• _INFORMATION SUPPLIED_:

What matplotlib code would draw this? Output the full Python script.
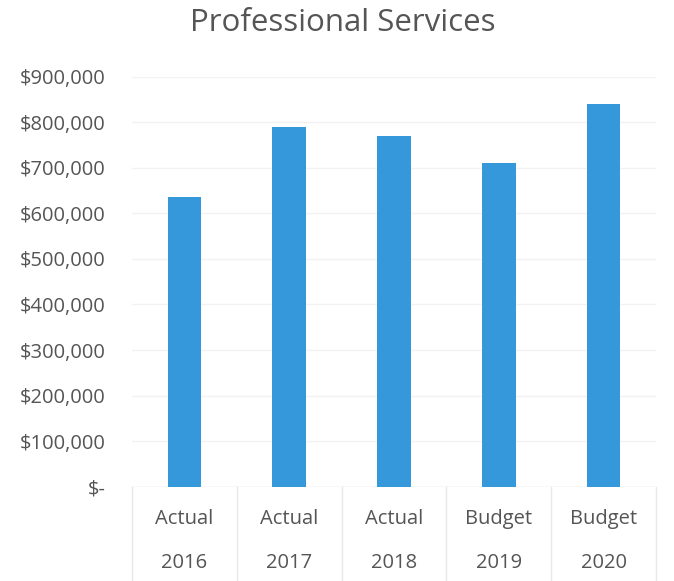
import matplotlib
matplotlib.use("Agg")
import matplotlib.pyplot as plt
from matplotlib.ticker import FuncFormatter
import matplotlib.transforms as mtransforms

plt.rcParams['font.family'] = ['Open Sans', 'DejaVu Sans']

title = "Professional Services"
kinds = ["Actual", "Actual", "Actual", "Budget", "Budget"]
years = ["2016", "2017", "2018", "2019", "2020"]
values = [636000, 789000, 769000, 711000, 840000]
yticks = [0, 100000, 200000, 300000, 400000, 500000, 600000, 700000, 800000, 900000]

text_color = "#555555"
bar_color = "#3498DB"

fig = plt.figure(figsize=(6.74, 5.81), dpi=100)
ax = fig.add_axes([132/674, 1 - 486.7/581, (656-132)/674, (486.7-76.7)/581])

x = list(range(len(values)))
ax.bar(x, values, width=0.32, color=bar_color, zorder=3)
ax.set_xlim(-0.5, len(values) - 0.5)
ax.set_ylim(0, 900000)
ax.set_yticks(yticks)

def fmt(v, pos):
    if v == 0:
        return "$-"
    return "${:,.0f}".format(v)

ax.yaxis.set_major_formatter(FuncFormatter(fmt))
ax.tick_params(axis='y', length=0, pad=19, labelsize=14.5, labelcolor=text_color)
ax.set_xticks([])
ax.grid(axis='y', color="#F2F2F2", linewidth=1, zorder=0)
for s in ax.spines.values():
    s.set_visible(False)
ax.axhline(0, color="#E8E8E8", linewidth=1, zorder=2)

trans = mtransforms.blended_transform_factory(ax.transData, ax.transAxes)
for xi, k, yv in zip(x, kinds, years):
    ax.text(xi, -0.078, k, transform=trans, ha='center', va='center',
            fontsize=14.5, color=text_color)
    ax.text(xi, -0.185, yv, transform=trans, ha='center', va='center',
            fontsize=14.5, color=text_color)
for b in range(len(values) + 1):
    ax.plot([b - 0.5, b - 0.5], [0, -0.26], transform=trans, color="#E8E8E8",
            linewidth=1, clip_on=False)

fig.text(0.508, 1 - 23/581, title, ha='center', va='center', fontsize=22.5,
         color=text_color)

fig.savefig("out.png", dpi=100)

• _PROMPT_: Leave out the pictures and print every line of the data exactly.

• _SOLUTION_:
What matplotlib code would draw this? Output the full Python script.
import matplotlib
matplotlib.use("Agg")
import matplotlib.pyplot as plt
from matplotlib.ticker import FuncFormatter
import matplotlib.transforms as mtransforms

plt.rcParams['font.family'] = ['Open Sans', 'DejaVu Sans']

title = "Professional Services"
kinds = ["Actual", "Actual", "Actual", "Budget", "Budget"]
years = ["2016", "2017", "2018", "2019", "2020"]
values = [636000, 789000, 769000, 711000, 840000]
yticks = [0, 100000, 200000, 300000, 400000, 500000, 600000, 700000, 800000, 900000]

text_color = "#555555"
bar_color = "#3498DB"

fig = plt.figure(figsize=(6.74, 5.81), dpi=100)
ax = fig.add_axes([132/674, 1 - 486.7/581, (656-132)/674, (486.7-76.7)/581])

x = list(range(len(values)))
ax.bar(x, values, width=0.32, color=bar_color, zorder=3)
ax.set_xlim(-0.5, len(values) - 0.5)
ax.set_ylim(0, 900000)
ax.set_yticks(yticks)

def fmt(v, pos):
    if v == 0:
        return "$-"
    return "${:,.0f}".format(v)

ax.yaxis.set_major_formatter(FuncFormatter(fmt))
ax.tick_params(axis='y', length=0, pad=19, labelsize=14.5, labelcolor=text_color)
ax.set_xticks([])
ax.grid(axis='y', color="#F2F2F2", linewidth=1, zorder=0)
for s in ax.spines.values():
    s.set_visible(False)
ax.axhline(0, color="#E8E8E8", linewidth=1, zorder=2)

trans = mtransforms.blended_transform_factory(ax.transData, ax.transAxes)
for xi, k, yv in zip(x, kinds, years):
    ax.text(xi, -0.078, k, transform=trans, ha='center', va='center',
            fontsize=14.5, color=text_color)
    ax.text(xi, -0.185, yv, transform=trans, ha='center', va='center',
            fontsize=14.5, color=text_color)
for b in range(len(values) + 1):
    ax.plot([b - 0.5, b - 0.5], [0, -0.26], transform=trans, color="#E8E8E8",
            linewidth=1, clip_on=False)

fig.text(0.508, 1 - 23/581, title, ha='center', va='center', fontsize=22.5,
         color=text_color)

fig.savefig("out.png", dpi=100)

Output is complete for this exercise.